## EXERCISE
Set the listing down unchanged, minus every embedded image.

## GIVEN INFORMATION
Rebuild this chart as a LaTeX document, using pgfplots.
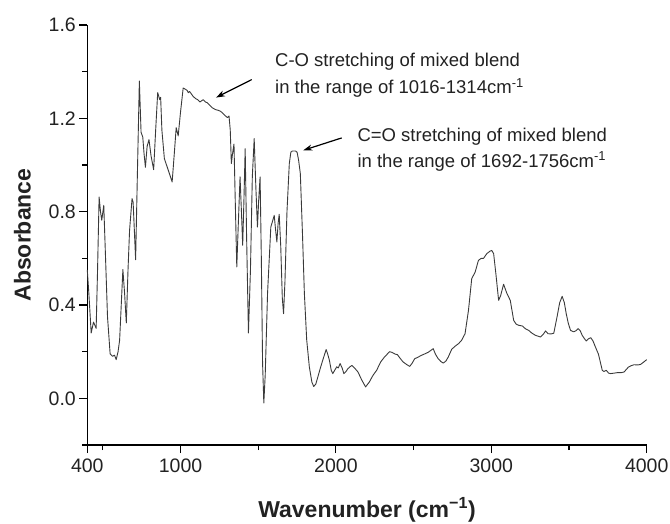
\documentclass[border=0pt]{standalone}
\usepackage{fontspec}
\setmainfont{Liberation Sans}
\usepackage{pgfplots}
\pgfplotsset{compat=1.18}
\usetikzlibrary{arrows.meta}
\definecolor{curve}{HTML}{3A3A3A}
\definecolor{txt}{HTML}{222222}
\begin{document}
\begin{tikzpicture}
\useasboundingbox (-87.3bp,-79bp) rectangle (582.7bp,445bp);
\begin{axis}[
  at={(0,0)}, anchor=south west,
  scale only axis, width=559.4bp, height=420bp,
  xmin=400, xmax=4000, ymin=-0.2, ymax=1.6,
  axis lines=left, axis line style={-, line width=1.1bp, black},
  tick align=outside,
  major tick length=8bp, minor tick length=5bp,
  every tick/.style={line width=1.1bp, black},
  xtick={400,1000,2000,3000,4000},
  minor xtick={500,1500,2500,3500},
  ytick={0,0.4,0.8,1.2,1.6},
  minor ytick={-0.2,0.2,0.6,1.0,1.4},
  /pgf/number format/assume math mode=true,
  /pgf/number format/1000 sep={},
  yticklabel style={/pgf/number format/fixed, /pgf/number format/fixed zerofill, /pgf/number format/precision=1},
  xticklabel style={yshift=-2bp},
  ticklabel style={font=\fontsize{19.5bp}{22bp}\selectfont, text=txt},
  xlabel={\bfseries Wavenumber (cm\textsuperscript{−1})},
  ylabel={\bfseries Absorbance},
  every axis x label/.style={at={(axis description cs:0.5,-0.155)}, anchor=center, font=\fontsize{23bp}{26bp}\selectfont, text=txt},
  every axis y label/.style={at={(axis description cs:-0.1162,0.5)}, rotate=90, anchor=center, font=\fontsize{23bp}{26bp}\selectfont, text=txt},
  clip=false,
]
\addplot[color=curve, line width=0.9bp, line join=round] coordinates {
(400,0.55) (410,0.45) (425,0.28) (440,0.327) (457,0.30) (466,0.55) (476,0.863) (485,0.80)
(493,0.763) (506,0.827) (515,0.65) (530,0.35) (547,0.19) (562,0.18) (575,0.185) (586,0.166)
(598,0.20) (608,0.249) (629,0.552) (640,0.45) (651,0.323) (662,0.55) (672,0.72) (688,0.856)
(695,0.84) (711,0.594) (722,0.95) (735,1.36) (746,1.14) (757,1.12) (765,1.05) (774,0.99)
(785,1.08) (797,1.109) (810,1.04) (827,0.98) (840,1.15) (853,1.31) (866,1.28) (872,1.29)
(880,1.15) (896,1.027) (918,0.984) (935,0.95) (946,0.927) (960,1.05) (972,1.16) (985,1.125)
(1000,1.227) (1017,1.33) (1030,1.325) (1042,1.32) (1050,1.31) (1058,1.315) (1064,1.31)
(1080,1.295) (1096,1.285) (1110,1.28) (1125,1.27) (1135,1.275) (1146,1.28) (1160,1.27)
(1172,1.267) (1190,1.255) (1205,1.245) (1226,1.237) (1240,1.235) (1258,1.23) (1275,1.22)
(1290,1.21) (1302,1.203) (1312,1.21) (1320,1.15) (1327,1.006) (1335,1.05) (1344,1.09)
(1352,0.85) (1362,0.563) (1372,0.75) (1383,0.949) (1392,0.80) (1400,0.656) (1408,0.85)
(1416,1.07) (1425,0.70) (1437,0.28) (1450,0.55) (1462,0.95) (1474,1.113) (1485,0.90)
(1495,0.734) (1503,0.85) (1512,0.949) (1520,0.60) (1528,0.15) (1536,-0.02) (1545,0.10)
(1560,0.45) (1581,0.734) (1603,0.784) (1612,0.72) (1620,0.67) (1628,0.75) (1635,0.789)
(1645,0.65) (1655,0.43) (1663,0.363) (1672,0.50) (1685,0.80) (1700,1.006) (1710,1.055)
(1720,1.06) (1740,1.06) (1750,1.055) (1760,1.02) (1771,0.963) (1785,0.70) (1797,0.449)
(1812,0.25) (1829,0.134) (1845,0.07) (1857,0.051) (1870,0.06) (1883,0.09) (1900,0.13)
(1915,0.163) (1937,0.209) (1947,0.19) (1958,0.163) (1970,0.12) (1980,0.106) (1992,0.12)
(2005,0.135) (2015,0.13) (2027,0.149) (2040,0.13) (2051,0.106) (2065,0.115) (2077,0.127)
(2090,0.135) (2103,0.141) (2120,0.13) (2142,0.113) (2165,0.08) (2191,0.049) (2215,0.07)
(2239,0.099) (2262,0.12) (2288,0.156) (2310,0.175) (2331,0.19) (2345,0.20) (2361,0.197)
(2380,0.19) (2396,0.187) (2415,0.17) (2432,0.156) (2455,0.145) (2475,0.137) (2490,0.15)
(2507,0.17) (2525,0.175) (2546,0.183) (2570,0.19) (2593,0.197) (2610,0.205) (2626,0.213)
(2640,0.19) (2658,0.17) (2675,0.158) (2691,0.151) (2708,0.16) (2723,0.177) (2745,0.21)
(2766,0.223) (2790,0.235) (2809,0.249) (2831,0.277) (2853,0.377) (2874,0.513) (2896,0.541)
(2917,0.591) (2935,0.60) (2950,0.60) (2971,0.62) (2990,0.63) (3003,0.634) (3015,0.62)
(3030,0.53) (3047,0.42) (3060,0.44) (3079,0.489) (3100,0.45) (3122,0.42) (3144,0.334)
(3160,0.318) (3176,0.313) (3200,0.31) (3220,0.298) (3241,0.291) (3260,0.28) (3284,0.27)
(3316,0.263) (3335,0.275) (3349,0.289) (3365,0.277) (3385,0.276) (3402,0.279) (3423,0.349)
(3440,0.41) (3456,0.437) (3470,0.41) (3482,0.363) (3496,0.32) (3510,0.291) (3530,0.285)
(3545,0.29) (3559,0.299) (3572,0.29) (3585,0.27) (3600,0.255) (3611,0.246) (3625,0.255)
(3640,0.26) (3655,0.245) (3670,0.22) (3689,0.19) (3700,0.16) (3714,0.12) (3725,0.115)
(3740,0.12) (3755,0.108) (3768,0.106) (3790,0.108) (3810,0.11) (3835,0.11) (3855,0.113)
(3870,0.125) (3883,0.134) (3900,0.14) (3919,0.144) (3940,0.143) (3960,0.145) (3980,0.155)
(4000,0.166)
};
\draw[-{Stealth[length=9bp,width=6bp]}, line width=1.2bp, black] (axis cs:1458,1.366) -- (axis cs:1228,1.289);
\draw[-{Stealth[length=9bp,width=6bp]}, line width=1.2bp, black] (axis cs:2037,1.116) -- (axis cs:1790,1.063);
\node[anchor=west, align=left, inner sep=0pt, text=txt, font=\fontsize{18.5bp}{26.5bp}\selectfont] at (axis cs:1608,1.384) {C-O stretching of mixed blend\\in the range of 1016-1314cm\textsuperscript{-1}};
\node[anchor=west, align=left, inner sep=0pt, text=txt, font=\fontsize{18.5bp}{26bp}\selectfont] at (axis cs:2138,1.067) {C=O stretching of mixed blend\\in the range of 1692-1756cm\textsuperscript{-1}};
\end{axis}
\end{tikzpicture}
\end{document}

## RESULT
Rebuild this chart as a LaTeX document, using pgfplots.
\documentclass[border=0pt]{standalone}
\usepackage{fontspec}
\setmainfont{Liberation Sans}
\usepackage{pgfplots}
\pgfplotsset{compat=1.18}
\usetikzlibrary{arrows.meta}
\definecolor{curve}{HTML}{3A3A3A}
\definecolor{txt}{HTML}{222222}
\begin{document}
\begin{tikzpicture}
\useasboundingbox (-87.3bp,-79bp) rectangle (582.7bp,445bp);
\begin{axis}[
  at={(0,0)}, anchor=south west,
  scale only axis, width=559.4bp, height=420bp,
  xmin=400, xmax=4000, ymin=-0.2, ymax=1.6,
  axis lines=left, axis line style={-, line width=1.1bp, black},
  tick align=outside,
  major tick length=8bp, minor tick length=5bp,
  every tick/.style={line width=1.1bp, black},
  xtick={400,1000,2000,3000,4000},
  minor xtick={500,1500,2500,3500},
  ytick={0,0.4,0.8,1.2,1.6},
  minor ytick={-0.2,0.2,0.6,1.0,1.4},
  /pgf/number format/assume math mode=true,
  /pgf/number format/1000 sep={},
  yticklabel style={/pgf/number format/fixed, /pgf/number format/fixed zerofill, /pgf/number format/precision=1},
  xticklabel style={yshift=-2bp},
  ticklabel style={font=\fontsize{19.5bp}{22bp}\selectfont, text=txt},
  xlabel={\bfseries Wavenumber (cm\textsuperscript{−1})},
  ylabel={\bfseries Absorbance},
  every axis x label/.style={at={(axis description cs:0.5,-0.155)}, anchor=center, font=\fontsize{23bp}{26bp}\selectfont, text=txt},
  every axis y label/.style={at={(axis description cs:-0.1162,0.5)}, rotate=90, anchor=center, font=\fontsize{23bp}{26bp}\selectfont, text=txt},
  clip=false,
]
\addplot[color=curve, line width=0.9bp, line join=round] coordinates {
(400,0.55) (410,0.45) (425,0.28) (440,0.327) (457,0.30) (466,0.55) (476,0.863) (485,0.80)
(493,0.763) (506,0.827) (515,0.65) (530,0.35) (547,0.19) (562,0.18) (575,0.185) (586,0.166)
(598,0.20) (608,0.249) (629,0.552) (640,0.45) (651,0.323) (662,0.55) (672,0.72) (688,0.856)
(695,0.84) (711,0.594) (722,0.95) (735,1.36) (746,1.14) (757,1.12) (765,1.05) (774,0.99)
(785,1.08) (797,1.109) (810,1.04) (827,0.98) (840,1.15) (853,1.31) (866,1.28) (872,1.29)
(880,1.15) (896,1.027) (918,0.984) (935,0.95) (946,0.927) (960,1.05) (972,1.16) (985,1.125)
(1000,1.227) (1017,1.33) (1030,1.325) (1042,1.32) (1050,1.31) (1058,1.315) (1064,1.31)
(1080,1.295) (1096,1.285) (1110,1.28) (1125,1.27) (1135,1.275) (1146,1.28) (1160,1.27)
(1172,1.267) (1190,1.255) (1205,1.245) (1226,1.237) (1240,1.235) (1258,1.23) (1275,1.22)
(1290,1.21) (1302,1.203) (1312,1.21) (1320,1.15) (1327,1.006) (1335,1.05) (1344,1.09)
(1352,0.85) (1362,0.563) (1372,0.75) (1383,0.949) (1392,0.80) (1400,0.656) (1408,0.85)
(1416,1.07) (1425,0.70) (1437,0.28) (1450,0.55) (1462,0.95) (1474,1.113) (1485,0.90)
(1495,0.734) (1503,0.85) (1512,0.949) (1520,0.60) (1528,0.15) (1536,-0.02) (1545,0.10)
(1560,0.45) (1581,0.734) (1603,0.784) (1612,0.72) (1620,0.67) (1628,0.75) (1635,0.789)
(1645,0.65) (1655,0.43) (1663,0.363) (1672,0.50) (1685,0.80) (1700,1.006) (1710,1.055)
(1720,1.06) (1740,1.06) (1750,1.055) (1760,1.02) (1771,0.963) (1785,0.70) (1797,0.449)
(1812,0.25) (1829,0.134) (1845,0.07) (1857,0.051) (1870,0.06) (1883,0.09) (1900,0.13)
(1915,0.163) (1937,0.209) (1947,0.19) (1958,0.163) (1970,0.12) (1980,0.106) (1992,0.12)
(2005,0.135) (2015,0.13) (2027,0.149) (2040,0.13) (2051,0.106) (2065,0.115) (2077,0.127)
(2090,0.135) (2103,0.141) (2120,0.13) (2142,0.113) (2165,0.08) (2191,0.049) (2215,0.07)
(2239,0.099) (2262,0.12) (2288,0.156) (2310,0.175) (2331,0.19) (2345,0.20) (2361,0.197)
(2380,0.19) (2396,0.187) (2415,0.17) (2432,0.156) (2455,0.145) (2475,0.137) (2490,0.15)
(2507,0.17) (2525,0.175) (2546,0.183) (2570,0.19) (2593,0.197) (2610,0.205) (2626,0.213)
(2640,0.19) (2658,0.17) (2675,0.158) (2691,0.151) (2708,0.16) (2723,0.177) (2745,0.21)
(2766,0.223) (2790,0.235) (2809,0.249) (2831,0.277) (2853,0.377) (2874,0.513) (2896,0.541)
(2917,0.591) (2935,0.60) (2950,0.60) (2971,0.62) (2990,0.63) (3003,0.634) (3015,0.62)
(3030,0.53) (3047,0.42) (3060,0.44) (3079,0.489) (3100,0.45) (3122,0.42) (3144,0.334)
(3160,0.318) (3176,0.313) (3200,0.31) (3220,0.298) (3241,0.291) (3260,0.28) (3284,0.27)
(3316,0.263) (3335,0.275) (3349,0.289) (3365,0.277) (3385,0.276) (3402,0.279) (3423,0.349)
(3440,0.41) (3456,0.437) (3470,0.41) (3482,0.363) (3496,0.32) (3510,0.291) (3530,0.285)
(3545,0.29) (3559,0.299) (3572,0.29) (3585,0.27) (3600,0.255) (3611,0.246) (3625,0.255)
(3640,0.26) (3655,0.245) (3670,0.22) (3689,0.19) (3700,0.16) (3714,0.12) (3725,0.115)
(3740,0.12) (3755,0.108) (3768,0.106) (3790,0.108) (3810,0.11) (3835,0.11) (3855,0.113)
(3870,0.125) (3883,0.134) (3900,0.14) (3919,0.144) (3940,0.143) (3960,0.145) (3980,0.155)
(4000,0.166)
};
\draw[-{Stealth[length=9bp,width=6bp]}, line width=1.2bp, black] (axis cs:1458,1.366) -- (axis cs:1228,1.289);
\draw[-{Stealth[length=9bp,width=6bp]}, line width=1.2bp, black] (axis cs:2037,1.116) -- (axis cs:1790,1.063);
\node[anchor=west, align=left, inner sep=0pt, text=txt, font=\fontsize{18.5bp}{26.5bp}\selectfont] at (axis cs:1608,1.384) {C-O stretching of mixed blend\\in the range of 1016-1314cm\textsuperscript{-1}};
\node[anchor=west, align=left, inner sep=0pt, text=txt, font=\fontsize{18.5bp}{26bp}\selectfont] at (axis cs:2138,1.067) {C=O stretching of mixed blend\\in the range of 1692-1756cm\textsuperscript{-1}};
\end{axis}
\end{tikzpicture}
\end{document}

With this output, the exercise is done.